His Super Bowl ad bothers readers at Outsports, not because of its anti-abortion message, but because it's being paid for by the Focus on the Family, an advocacy group that fights against gay rights. Having a high-profile jock shill for such a group has raised the ire of gay sports fans and has them actively rooting for Tebow to be a NFL bust. "Knew it was only a matter of time before Tebow started infecting the populace with his 'Christian' love - a love that has a seething hatred for anyone that doesn't adhere to his very old testament viewpoints" read one comment typical on Outsports. One of our bloggers, in reviewing Tebow's less-than-impressive Senior Bowl stint, wrote a piece headlined: "Saint Timothy Has A Bad Senior Bowl."
The fact is that no one knows Tebow's views on gay issues (one writer who profiled him wrote on Slate that he wished he had asked Tebow about his views on social issues in light of the ad). His association with Focus on Family though is enough for our readers. I get their anger.
I was furious when then-Indianapolis Colts coach Tony Dungy raised money in 2007 for the Indiana Family Institute, a political lobbying group opposed to gay rights. That act instantly made Colts haters out of many gay NFL fans I know. The irony for me was that I am a Colts fan and stayed one despite what Dungy did. This points out the irrationality of being a sports fan. I was able to compartmentalize my anger at Dungy and kept rooting for his players, whose views on the subject were a mystery to me. When Dungy retired, it thankfully eliminated that conflict.
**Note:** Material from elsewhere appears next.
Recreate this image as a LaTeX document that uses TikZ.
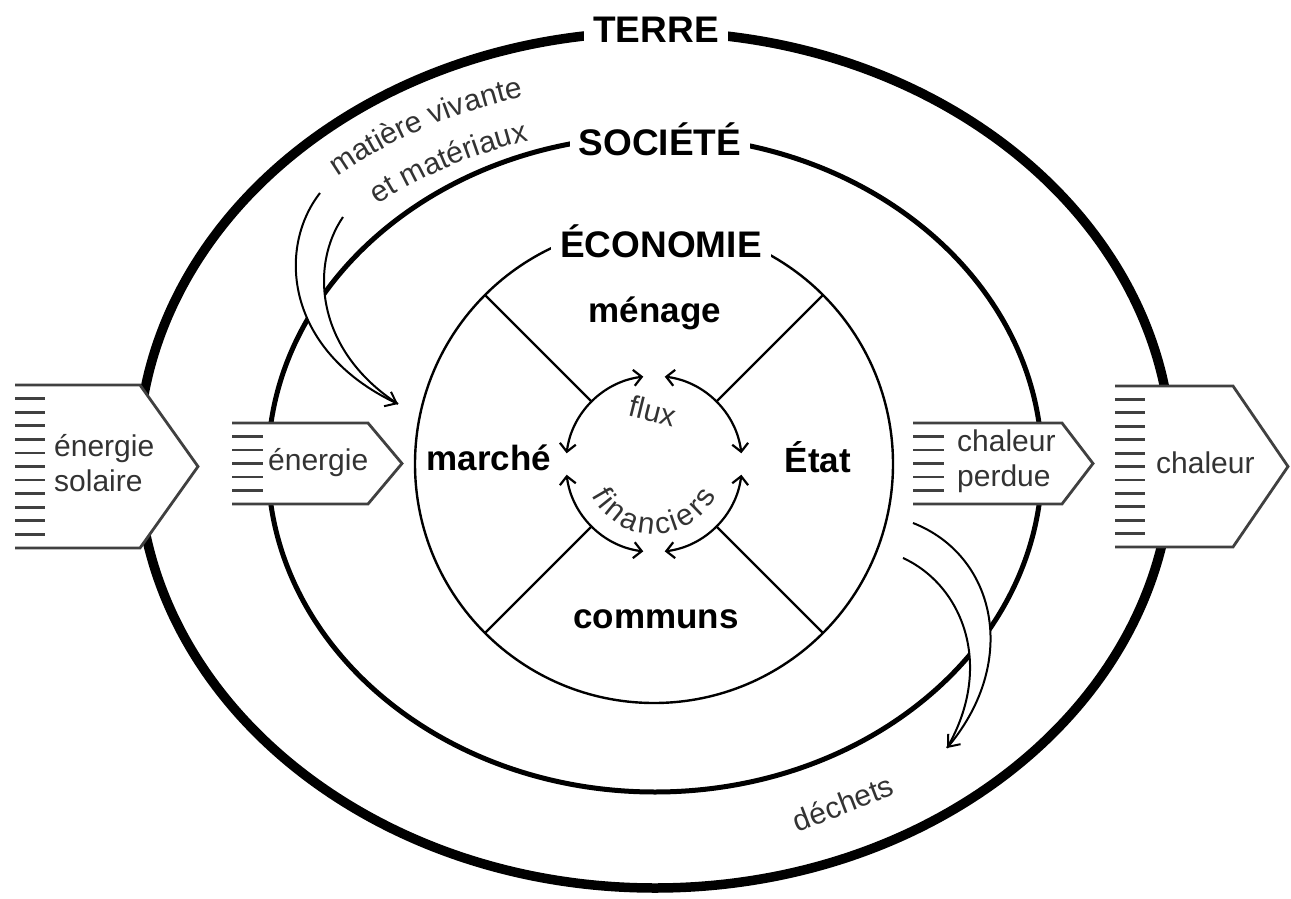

Rooting for or against a team because of the views of one of its players can be a no-win proposition. Take this year's Super Bowl. The Saints have Scott Fujita, a strong supporter of gay rights and same-sex marriage. They also have Jeremy Shockey, who said he would have a problem with a gay teammate and once called Bill Parcells a "homo." What's a gay-rights loving fan to do?
In the end, jocks who use their high profile to push a particular religious or social cause should accept any heat that comes with that. If you get up on a platform, don't be surprised when someone lobs rotten tomatoes your way; you're too much of a tempting target.